Monday, November 22, 2010

The Venture Bros. - Season 4



Season four of Adult Swim's best series began with a broken promise and ended with a bang. Instead of one long run of thirteen episodes, the creators promised two blocks of eight with smaller gaps in between, not only reducing the wait time for more Venture goodness, but providing more content overall. Unfortunately, there were some production delays that come with your show largely being produced by two dudes, and the finale didn't actually air until a month after the rest of the second half and well over two years since season three ended. Still though, that finale exemplifies the quality the series has become known for. The show has undoubtedly gotten more profane, as the boys have finally started aging and the world has become more adult with them. It's not the twisted Jonny Quest parody it was before, but a full world filled with interesting characters, and sometimes those characters swear a lot. That shows in the finale's best gag, and one of the show's best ever, as various characters describe what they heard a "Rusty Venture" sex act was, and the precise placement of bleeps that mostly failed to actually hide the meaning of what they were saying was amazingly funny.
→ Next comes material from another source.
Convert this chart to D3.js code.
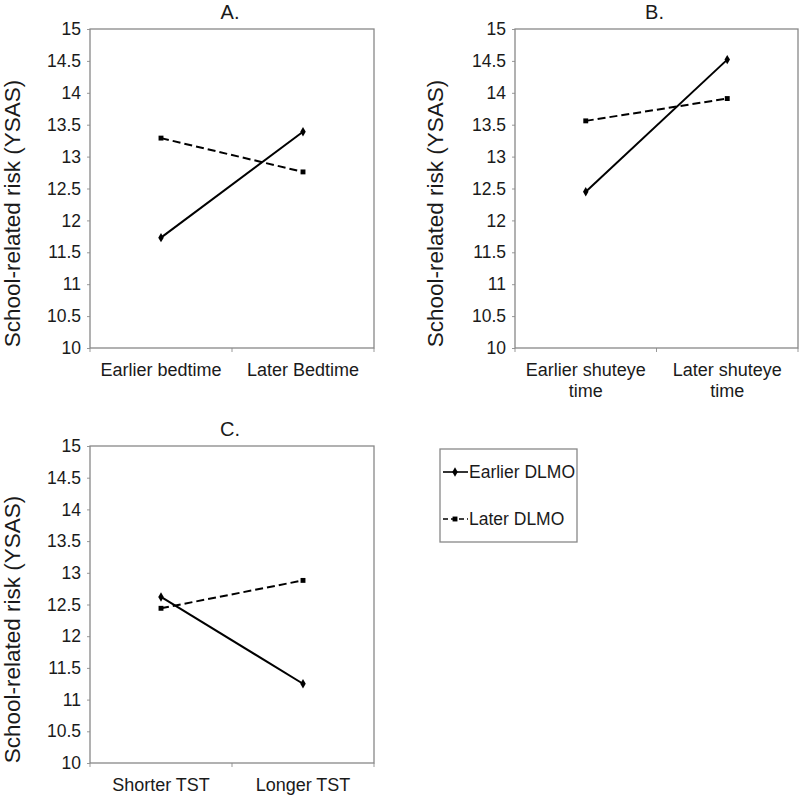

That humor is something that a lot of fans said was missing in the third season, although I have to vehemently disagree. They thought the show was too focused on backstory and minutia and not on actually being funny. Personally I've always enjoyed both sides of the show, but I do think these episodes might have struck a better balance between the two. Again we see this in the finale, which was an hour long and gave ample time for lots of laughs at the home school prom and a ton of important moments in the show's mythology - characters quitting their jobs, moving on emotionally, dying, or blasting themselves into space so aliens can cure their diseases. It speaks to the quality of the writing that an extended sequence involving heavily secondary characters like Colonel Gathers, the head of the OSI, and the Lepidopterists can be compelling and have significant implications for whatever happens next. It's a cartoon that does so much more than any other currently running, and is truly one of the most interesting and entertaining science fiction settings in existence.